This checklist is designed for UK investors. However, most Principles will apply to everyone.

The Principles

  1. Aim to save and invest at least +20% of your net income.
  2. Save enough to be able to live on say 5% of your capital base in retirement, depending on age and expenditure needs.
  3. ‘Savings’ are cash backed and guaranteed.
  4. ‘Investments’ have the potential to make ‘real’ returns (ie above inflation), as well as lose value (property or stock prices can be volatile in the short term).
  5.  ‘Time in the market’ is more important than ‘timing the market’, so take a +5-10 year view when investing.
  6. Compound interest is ‘the most powerful force in the universe’ (Einstein). 7% pa doubles your money roughly every 10 years.

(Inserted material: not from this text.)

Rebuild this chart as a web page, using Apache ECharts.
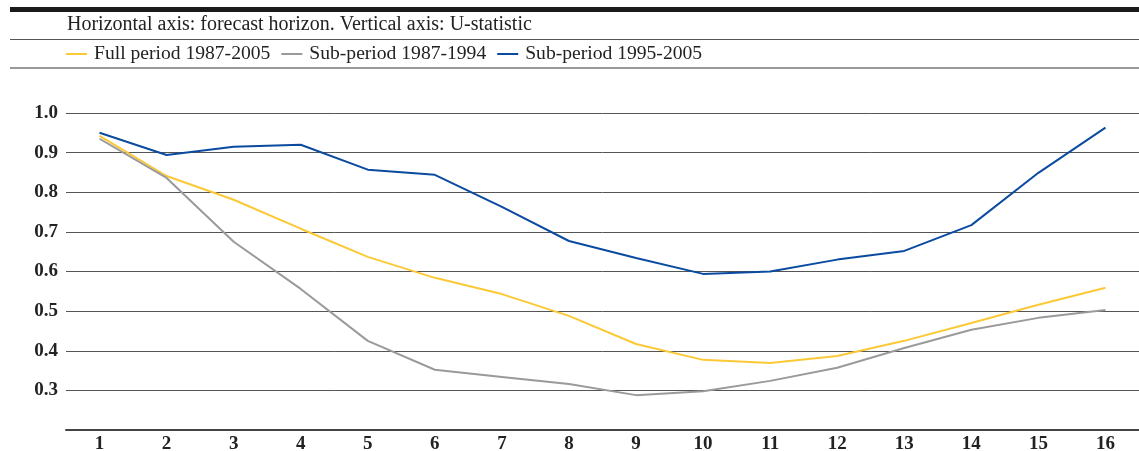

The longer you invest, the better.
  7. Financial markets are cyclical, so be prepared for periodic falls in asset prices, just like your house value.
  8. Inflation will erode the real value of cash, so you will need to ‘invest’.
  9. Invest’ means putting cash into assets such as bonds, shares in companies (public and private), property, commodities.
  10. Develop a diversified portfolio of assets that will perform for you in all market conditions more often than not.
  11. Bonds are loans to companies and governments. Equities are shares in a company and their future profits.
  12. Some advisers recommend % in equities = 100% minus your age i.e. 60% in equities if 40 years old.
  13. Diversification of investments reduces risk and can also improve returns but don’t over-diversify and dilute potential returns.
  14. Diversification will also help you ‘stay invested’ rather than panic and sell when markets become bearish.
  15. From 1996-2015 the US stock market returned an average 8.2% pa but just 4.5% pa if you removed just the best 10 days, so stay invested.
  16. ‘Be fearful when others are greedy and greedy when others are fearful’ (Warren Buffett) ie buy low, sell high.
  17. Consider low cost ‘passive’ Exchange Traded Funds (‘ETFs’) for some investments eg iShares and Vanguard ETFs.
  18. Be aware of investment costs and try to keep them below 1% pa.
  19. Performance cannot be guaranteed but aim for +3% pa above inflation over the longer term.
  20. Be tax efficient when investing, so cash works harder and compounds faster.
  21. If something sounds too good to be true, it probably is!
  22. Keep it simple.
  23. Keep learning, keep earning.

The Practical

  1. Keep at least 1 year’s (ideally 3 years) expenditure in readily available cash – your ‘rainy day fund’.
  2. Place cash with at least 2 secure banks. Cash is only protected by FSCS up to £85k per bank per person in UK.
  3. Aim to achieve close to ‘Base rate’ on your cash.
  4. Save with National Savings (NS&I) which is government backed and may offer competitive rates on cash.
  5. Invest up to £20,000 per annum in ISAs (tax free).
  6. Invest up to £9,000 per annum in JISAs for kids (tax free).
  7. Invest into pensions each year, especially if employer matches (tax relief on contributions and tax free fund).
  8. Invest up to £50,000 surplus cash into NS&I Premium Bonds (prizes are tax free).
  9. Wealthier investors can consider riskier Enterprise Investment Schemes (30% tax relief on up to £1m invested).
  10. Make use of your annual CGT and dividend allowances.
  11. Consider regular, say monthly, investing and benefit from ‘pound/dollar cost averaging’.
  12. File Wills and have supporting Letter of Wishes plus consider POA.
  13. Consider Offshore Investment Bonds (‘OIBs) only after ISAs and pensions maximised.
  14. Think about ‘gifting’ assets to family or charity and reduce IHT once you have reached financial security.
  15. Consider Exchange Traded Funds (ETFs) or ‘index trackers’ for low cost investment options eg iShares and Vanguard.
  16. Wealthier investors can consider trusts for controlled gifting and IHT planning – get professional advice.
  17. Get advice if you need it. Ask for references.
  18. Keep informed on financial market news with the Financial Times.
  19. Check financial product offers in Sunday Times and fund ideas in Investors Chronicle.
  20. Read relevant books – see Books section on this website.
  21. Develop a wealth plan, review it annually, and take control of your financial future.
  22. Example portfolio: iShares IGWD World Equities ETF or HSBC FTSE All World Index ETF (60%), iShares SGLN Gold ETF (10%), Ruffer Diversified Return Fund (30%). Plus your cash accounts.
THIS IS NOT PROFESSIONAL FINANCIAL ADVICE. JUST A HELPING HAND FOR WEST X FRIENDS.